Les savoirs protecteurs, tels que nous les abordons ici, ne relèvent ni de la technique ni de la tradition figée. Ils sont le produit de bricolages sociaux, de tactiques du quotidien, de formes d’intelligence communautaire qui, dans des contextes de violence structurelle, de précarité institutionnelle et de fragilité démocratique, permettent de préserver la vie, la dignité, la mémoire. Ils sont aussi, souvent, des savoirs invisibilisés, marginalisés, voire criminalisés — précisément parce qu’ils échappent aux logiques de contrôle étatique ou aux normes hégémoniques du savoir.
En Afrique, cette capacité à protéger — nos penseurs, nos communautés, nos langues, nos mémoires — reste dramatiquement lacunaire. Trop souvent, les figures de la pensée critique sont contraintes à l’exil, les institutions de savoir sont délégitimées ou instrumentalisées, et les solidarités populaires sont fragilisées par des logiques de fragmentation sociale ou de répression politique. Ce numéro est donc un appel à la réappropriation de ces ressources de protection, à leur valorisation, à leur transmission. Il donne, de ce fait, une occasion plus qu’appropriée pour rendre un hommage mérité à deux figures majeures des pensées africaines récemment disparues : Valentin-Yves Mudimbe et Ngũgĩ wa Thiong’o.

 

Valentin-Yves Mudimbe : le décolonisateur des savoirs[1]

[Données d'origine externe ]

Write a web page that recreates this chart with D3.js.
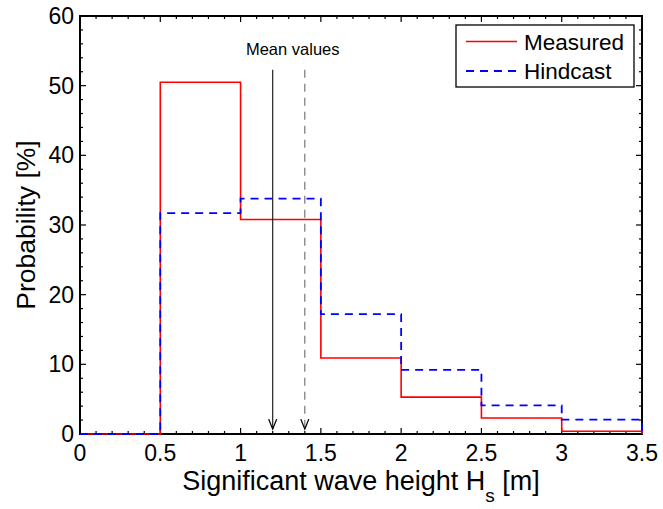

Philosophe, romancier, critique, Valentin-Yves Mudimbe fut l’un des penseurs les plus décisifs du XXᵉ siècle africain. Avec The Invention of Africa (Mudimbe, 1988), il a bouleversé les études postcoloniales en révélant la structure profonde de la « bibliothèque coloniale » : cet ensemble de textes religieux, anthropologiques et administratifs qui ont construit l’Afrique comme un objet à connaître, à dominer, à sauver. Mais Mudimbe ne s’est jamais uniquement contenté de déconstruire ; il a proposé une refondation intellectuelle, rigoureuse et exigeante, pour penser l’Afrique hors de toute assignation.
Son œuvre, entre philosophie et littérature, entre la République Démocratique du Congo (RDC), l’Europe et les États-Unis, est une pensée de la traversée, de l’errance, de la complexité. Elle refuse les prisons conceptuelles, qu’elles soient coloniales ou nationalistes, sous couleur « d’authenticité ». Elle invite à penser l’Afrique par elle-même, sans se couper du monde. En cela, Mudimbe est une source d’inspiration majeure pour les savoirs protecteurs : il nous enseigne que protéger, c’est aussi penser autrement, refuser les évidences, et construire des savoirs pluriels, ouverts, capables de rendre compte de la diversité des expériences africaines.
Lorsqu'il a reçu le titre de docteur Honoris causa de l’Université de Lubumbashi en 2019, Mudimbe a exprimé son émotion d'être enfin reconnu dans son pays d'origine, après avoir été célébré sur tous les autres continents. Son geste d’alors — le don de sa bibliothèque personnelle à cette même université — est un acte de transmission, mais aussi un cri d’alerte. Car Mudimbe, comme tant d’autres, a dû fuir son pays, chassé par l’autocratie de Mobutu Sese Seko, qui régna par la répression et la corruption en RDC  de 1965 à 1997. Nous avons manqué à notre devoir de le protéger. Et pourtant, il n’a jamais rompu son attachement à l’Afrique, de penser pour elle, avec elle, malgré l’exil.

 

Ngũgĩ wa Thiong’o : la langue comme territoire de résistance[2]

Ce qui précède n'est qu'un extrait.